The BBC is a doing a good job of embarrassing us – and we roundly deserve it

by Roqeebah Olaoniye

It’s really exhausting to continue being fixated on the “whys” and “hows” of where we currently find ourselves as regards the competitions. It’s exhausting we tell you, but when the BBC puts us on the spot, one has to wonder if, and why we deserve all the backlash we keep getting from the international press.

Everyone remembers how Nigerian athletes filed out in their tracksuits for the opening ceremonies – yes we did. The opening ceremonies at the Olympics is where every country tries to showcase their traditional attires. You know glamorous showing off and all. If you ask us, even if people had predicted that 13 days in, we’d still have no medals, no one would have predicted that we’d lose at showing off. We show off every weekend for goodness sake! How hard could this have been right?

Now we’re getting hit left, right, and centre…

The BBC spoke to two athletes who confirmed that they had only received their sports and ceremonial kits on Thursday.

“An unnamed Athletics Federation of Nigeria official told Nigeria’s Vanguard newspaper that he had never experienced anything like this in all his years in sport.

“Money meant for the Games was held tightly by [sport] ministry officials and they were just releasing money piecemeal,” the official is quoted as saying.

The government had budgeted 600m naira ($1.7m; £1.3m) for the Olympics, the Vanguard reported in July.

But payment problems appear to have dogged Nigerian Olympians.

Here’s how we got here:

A Nigerian designer named David Bowler had designed outfits for the team to wear at the opening ceremonies and the athletes had tested them out before President Muhammadu Buhari in July.

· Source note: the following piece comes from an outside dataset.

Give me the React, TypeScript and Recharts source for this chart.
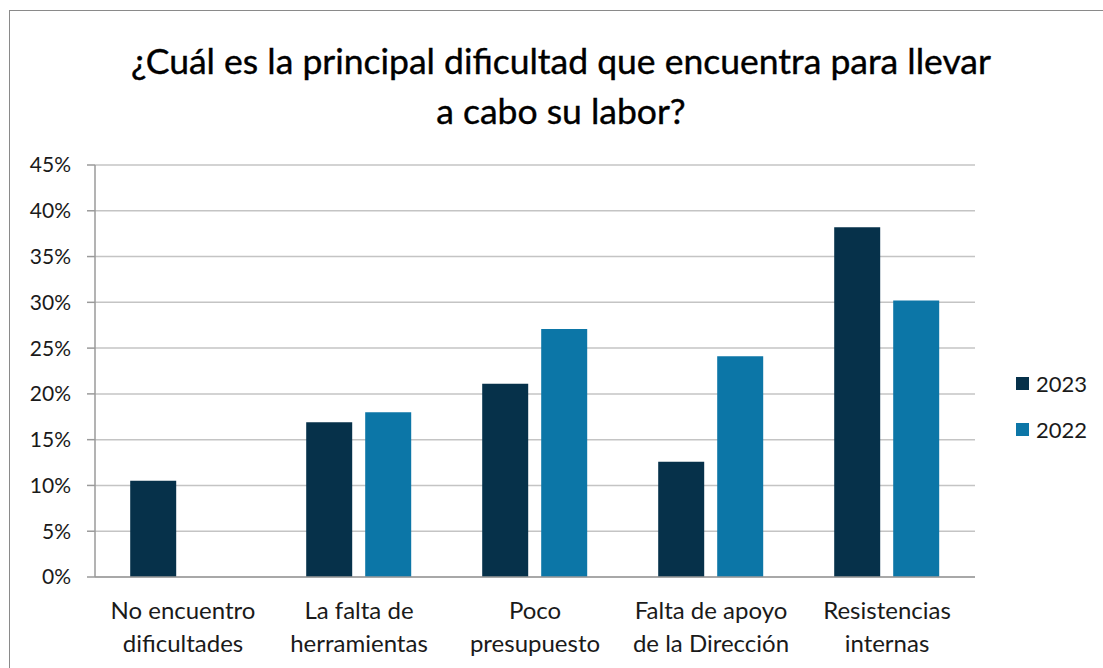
import React from "react";
import { BarChart, Bar, XAxis, YAxis, CartesianGrid } from "recharts";

// --- chart data
const categories = [
  "No encuentro\ndificultades",
  "La falta de\nherramientas",
  "Poco\npresupuesto",
  "Falta de apoyo\nde la Dirección",
  "Resistencias\ninternas",
];
const values2023 = [10.5, 16.9, 21.1, 12.6, 38.2];
const values2022 = [null, 18.0, 27.1, 24.1, 30.2];
const yTicks = [0, 5, 10, 15, 20, 25, 30, 35, 40, 45];
const boundaryTicks = [0, 1, 2, 3, 4, 5];
const seriesNames = ["2023", "2022"];
const seriesColors = ["#06314a", "#0c76a7"];
const title = ["¿Cuál es la principal dificultad que encuentra para llevar", "a cabo su labor?"];

const FONT = "Lato, 'Open Sans', sans-serif";

const data = categories.map((name, i) => ({
  name,
  y2023: values2023[i],
  y2022: values2022[i],
}));

const CatTick = ({ x, y, payload }: any) => {
  const lines = String(payload.value).split("\n");
  return (
    <text x={x} y={y} textAnchor="middle" fontSize={24} fill="#1a1a1a" fontFamily={FONT}>
      {lines.map((l, i) => (
        <tspan key={i} x={x} dy={33}>
          {l}
        </tspan>
      ))}
    </text>
  );
};

const App = () => {
  return (
    <div
      style={{
        position: "fixed",
        left: 0,
        top: 0,
        width: 1103,
        height: 668,
        overflow: "hidden",
        background: "#fff",
        fontFamily: FONT,
      }}
    >
      {/* --- frame of the original picture */}
      <div
        style={{
          position: "absolute",
          left: 9,
          top: 10,
          width: 1200,
          height: 800,
          borderLeft: "1.5px solid #8a8a8a",
          borderTop: "1.5px solid #8a8a8a",
        }}
      />
      <div
        style={{
          position: "absolute",
          left: 9,
          top: 36,
          width: 1104,
          textAlign: "center",
          fontSize: 35.5,
          lineHeight: "50px",
          color: "#000",
          WebkitTextStroke: "0.4px #000",
        }}
      >
        {title.map((t, i) => (
          <div key={i}>{t}</div>
        ))}
      </div>
      <div style={{ position: "absolute", left: 0, top: 0 }}>
        <BarChart
          width={1103}
          height={668}
          data={data}
          margin={{ top: 165, right: 128, bottom: 0, left: 35 }}
          barCategoryGap="20%"
          barGap={13}
        >
          <CartesianGrid
            xAxisId="cat"
            vertical={false}
            stroke="#c4c4c4"
            strokeWidth={1.5}
          />
          <XAxis
            xAxisId="band"
            type="number"
            domain={[0, categories.length]}
            ticks={boundaryTicks}
            tick={false}
            tickSize={8}
            height={1}
            axisLine={{ stroke: "#9a9a9a", strokeWidth: 1.5 }}
            tickLine={{ stroke: "#9a9a9a", strokeWidth: 1.5 }}
          />
          <XAxis
            xAxisId="cat"
            dataKey="name"
            axisLine={false}
            tickLine={false}
            interval={0}
            height={90}
            tick={<CatTick />}
          />
          <YAxis
            width={60}
            domain={[0, 45]}
            ticks={yTicks}
            tickFormatter={(v: number) => `${v}%`}
            tickSize={8}
            tickMargin={16}
            axisLine={{ stroke: "#9a9a9a", strokeWidth: 1.5 }}
            tickLine={{ stroke: "#9a9a9a", strokeWidth: 1.5 }}
            tick={{ fontSize: 21, fill: "#1a1a1a", fontFamily: FONT }}
            interval={0}
          />
          <Bar xAxisId="cat" dataKey="y2023" name={seriesNames[0]} fill={seriesColors[0]} isAnimationActive={false} />
          <Bar xAxisId="cat" dataKey="y2022" name={seriesNames[1]} fill={seriesColors[1]} isAnimationActive={false} />
        </BarChart>
      </div>
      {/* --- legend on the right */}
      <div style={{ position: "absolute", left: 1016, top: 368 }}>
        {seriesNames.map((s, i) => (
          <div
            key={s}
            style={{ display: "flex", alignItems: "center", height: 30, marginBottom: 16 }}
          >
            <span
              style={{
                display: "inline-block",
                width: 13,
                height: 13,
                background: seriesColors[i],
                marginRight: 7,
              }}
            />
            <span style={{ fontSize: 22, color: "#1a1a1a" }}>{s}</span>
          </div>
        ))}
      </div>
    </div>
  );
};

export default App;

Picture this; our men in the traditional South-south attire, complete with the hats and our ladies in long dresses with capes and wearing turbans. Super right? Yes.

This designer name David Bowler designed these outfits for free and all we had to do was contract it to him and finis! But no, we didn’t and we don’t know why. We didn’t question this at the appropriate time. We didn’t raise hell about it and here we are.

If we investigate properly, we are almost sure the major reason why team Nigeria at the Olympics have only just got their kit 13 days into the Games has something to do with a complacent tailor (or a group of them) and a contractor that has allowed his or her habit of returning to the same kind of tailor(s) affect a whole country.

It’s a reason to get publicly embarrassed. Take for example this question that bugs us ALL the time: ‘why do we constantly return to the same tailor that never gets our clothes done on time?’ You’ll go there, give a date when you need your clothes delivered, and EVERY single time it’s the same result. Your clothes are not ready in time!

We can spend all day listing out the creative reasons these evil tailors come up with – many of them are frankly laughable – but what is not funny is that the whole world clearly sees us for exactly what we are: a set of people who cannot even plan ahead for a competition organized four years apart. Shame.